Y me quedé esperando en el hall. Al principio sin notar la demora, jugando con algunas compañeras; después sola, dibujando en el piso con el aserrín que tiraban siempre los días de lluvia.
Pero a las dos horas, comencé a desesperar, justo después de que la última rezagada mamá pasara a buscar a mi afortunada compañera, y me preguntara con cara de asombro si mis papás estaban demorados, y si quería que ella me llevara casa, a lo que, por verguenza supongo, le contesté irremediablemente que no.
Después, la angustia. Ni un solo ruido en todo el colegio. Solo monjas que iban y venían, dándome palmaditas en la cabeza. Me moría de ganas de hacer pis, pero no me quería mover del banco por las dudas de que llegara alguien en mi búsqueda y se pensaran que ya me había ido.
Y la angustia y la desesperanza llegaron a su punto máximo cuando vino la directora del colegio a ofrecerme cenar un sandwich y una manzana que traía en la mano. Solo aguanté a que se fuera, luego de mi respetuoso rechazo, y me largué a llorar: ¡cenar en el colegio....¡¿a quién se le puede ocurrir algún ofrecimiento más desagradable para una niña de 11 años?!. Ya era suficiente con tener que almorzar ahí, para encima verme obligada a ver la oscuridad de la noche, sentada en un banco del colegio, sola, comiendo un sandwich, invitada por una monja.
A esas alturas ya me resultaba increible pensar en mi rescate. Pero llegó de manos de mi mamá, a eso de las 8 de la noche.
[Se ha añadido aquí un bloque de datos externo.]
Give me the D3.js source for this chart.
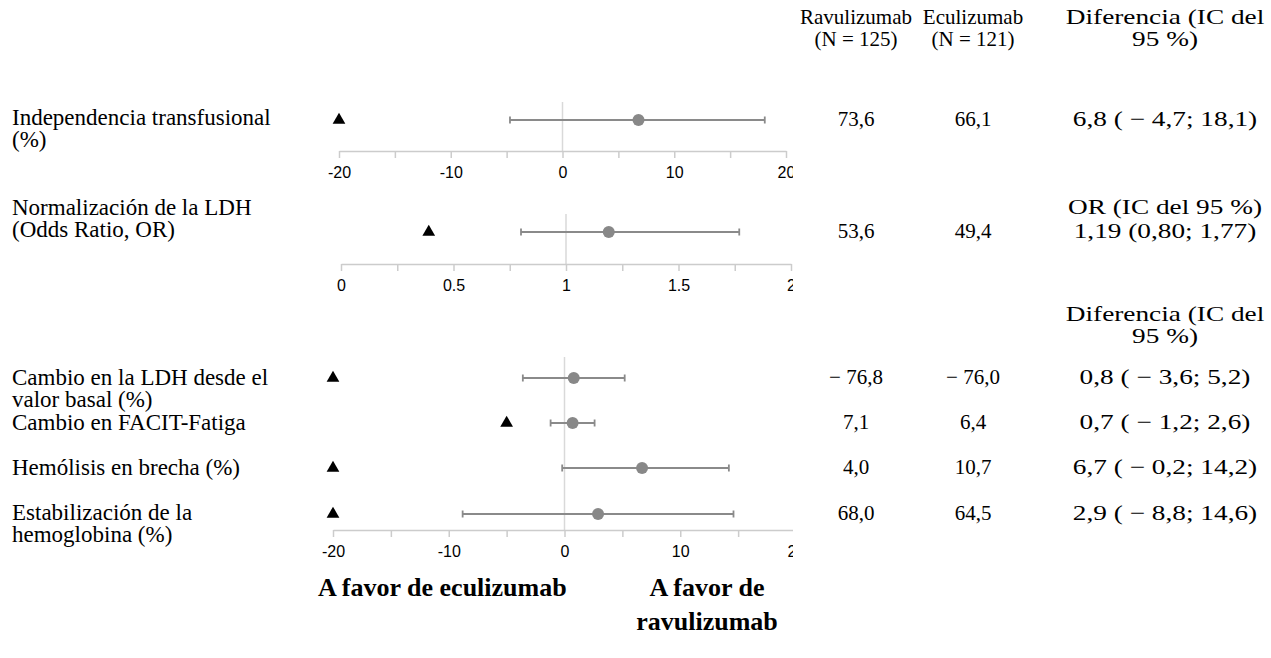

Mucho tiempo después me explicarían que ese día debía buscarme mi papá, quien vaya a saber porqué pensó que él sólo debía encargarse de mis hermanos (que iban a un colegio a dos cuadras del mío), y que a mí me retiraría mi mamá. Gracias a que mi ausencia se notaba, al llegar a casa mi mamá preguntó por mí, se enteró del malentendido, y salió rápidamente en mi búsqueda.

El tiempo pasa, y los abandonos de antes se van convirtiendo en anécdotas con gracia, reemplazados por abandonos actuales, insuperables en sufrimiento, hasta que uno nuevo, le saque el primer lugar en el campeonato de los malos momentos. Puro entrenamiento.